= Written problem =
Strip the pictures and reproduce the rest of the listing exactly.

---- Raw data

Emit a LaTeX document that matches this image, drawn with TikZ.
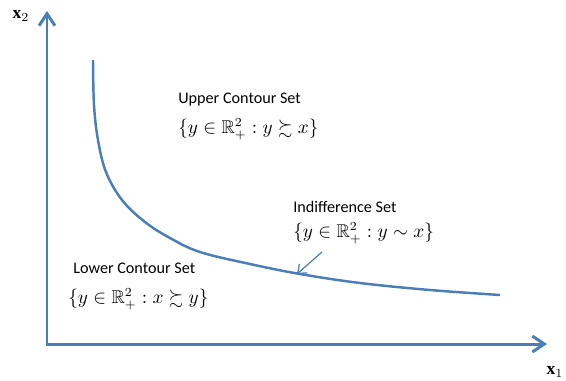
\documentclass[tikz,border=0pt]{standalone}
\usepackage{amsmath,amssymb}
\usepackage{fontspec}
\setmainfont{Carlito}
\newfontfamily\axfont{Liberation Serif}
\usetikzlibrary{arrows.meta,positioning}
\definecolor{axc}{HTML}{4A7EBB}
\tikzset{
  ax/.style={{Straight Barb[length=2.4mm,width=3.2mm]}-{Straight Barb[length=2.4mm,width=3.2mm]},line width=1.7pt,axc},
  crv/.style={line width=1.4pt,axc},
  ptr/.style={-{Straight Barb[length=1.5mm,width=2.4mm]},line width=0.7pt,axc},
  lbl/.style={anchor=west,inner sep=0pt,font=\fontsize{9.2}{11}\selectfont},
  setf/.style={anchor=west,inner sep=0pt,font=\fontsize{10.5}{12}\selectfont},
  axl/.style={inner sep=0pt,font=\axfont\fontsize{10}{12}\selectfont}
}

\begin{document}
\begin{tikzpicture}[x=0.02cm,y=-0.02cm]
\useasboundingbox (0,0) rectangle (566,380);
% axes
\coordinate (o) at (47,344);
\coordinate (ytop) at (47,11);
\coordinate (xend) at (547,344);
\draw[ax] (ytop) -- (o) -- (xend);
\node[axl] (xtwo) at (21,16) {\textbf{x}$_2$};
\node[axl] (xone) at (555,372) {\textbf{x}$_1$};
% indifference curve
\draw[crv] plot[smooth,tension=0.6] coordinates {(93,60) (94,105) (98,140) (106,172) (122,200) (145,222) (170,238) (200,252) (250,264) (300,274) (360,283) (430,290) (500,295)};
% labels
\node[lbl] (upt) at (178,100) {Upper Contour Set};
\node[setf] (upset) at (178,129) {$\{y\in\mathbb{R}^2_+ : y\succsim x\}$};
\node[lbl] (indt) at (293,207) {Indifference Set};
\node[setf] (indset) at (293,233) {$\{y\in\mathbb{R}^2_+ : y\sim x\}$};
\node[lbl] (lot) at (73,268) {Lower Contour Set};
\node[setf] (loset) at (68,299) {$\{y\in\mathbb{R}^2_+ : x\succsim y\}$};
% pointer
\coordinate (pst) at (322,252);
\coordinate (ptip) at (297,274);
\draw[ptr] (pst) -- (ptip);
\end{tikzpicture}
\end{document}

--------

= The response =
Emit a LaTeX document that matches this image, drawn with TikZ.
\documentclass[tikz,border=0pt]{standalone}
\usepackage{amsmath,amssymb}
\usepackage{fontspec}
\setmainfont{Carlito}
\newfontfamily\axfont{Liberation Serif}
\usetikzlibrary{arrows.meta,positioning}
\definecolor{axc}{HTML}{4A7EBB}
\tikzset{
  ax/.style={{Straight Barb[length=2.4mm,width=3.2mm]}-{Straight Barb[length=2.4mm,width=3.2mm]},line width=1.7pt,axc},
  crv/.style={line width=1.4pt,axc},
  ptr/.style={-{Straight Barb[length=1.5mm,width=2.4mm]},line width=0.7pt,axc},
  lbl/.style={anchor=west,inner sep=0pt,font=\fontsize{9.2}{11}\selectfont},
  setf/.style={anchor=west,inner sep=0pt,font=\fontsize{10.5}{12}\selectfont},
  axl/.style={inner sep=0pt,font=\axfont\fontsize{10}{12}\selectfont}
}

\begin{document}
\begin{tikzpicture}[x=0.02cm,y=-0.02cm]
\useasboundingbox (0,0) rectangle (566,380);
% axes
\coordinate (o) at (47,344);
\coordinate (ytop) at (47,11);
\coordinate (xend) at (547,344);
\draw[ax] (ytop) -- (o) -- (xend);
\node[axl] (xtwo) at (21,16) {\textbf{x}$_2$};
\node[axl] (xone) at (555,372) {\textbf{x}$_1$};
% indifference curve
\draw[crv] plot[smooth,tension=0.6] coordinates {(93,60) (94,105) (98,140) (106,172) (122,200) (145,222) (170,238) (200,252) (250,264) (300,274) (360,283) (430,290) (500,295)};
% labels
\node[lbl] (upt) at (178,100) {Upper Contour Set};
\node[setf] (upset) at (178,129) {$\{y\in\mathbb{R}^2_+ : y\succsim x\}$};
\node[lbl] (indt) at (293,207) {Indifference Set};
\node[setf] (indset) at (293,233) {$\{y\in\mathbb{R}^2_+ : y\sim x\}$};
\node[lbl] (lot) at (73,268) {Lower Contour Set};
\node[setf] (loset) at (68,299) {$\{y\in\mathbb{R}^2_+ : x\succsim y\}$};
% pointer
\coordinate (pst) at (322,252);
\coordinate (ptip) at (297,274);
\draw[ptr] (pst) -- (ptip);
\end{tikzpicture}
\end{document}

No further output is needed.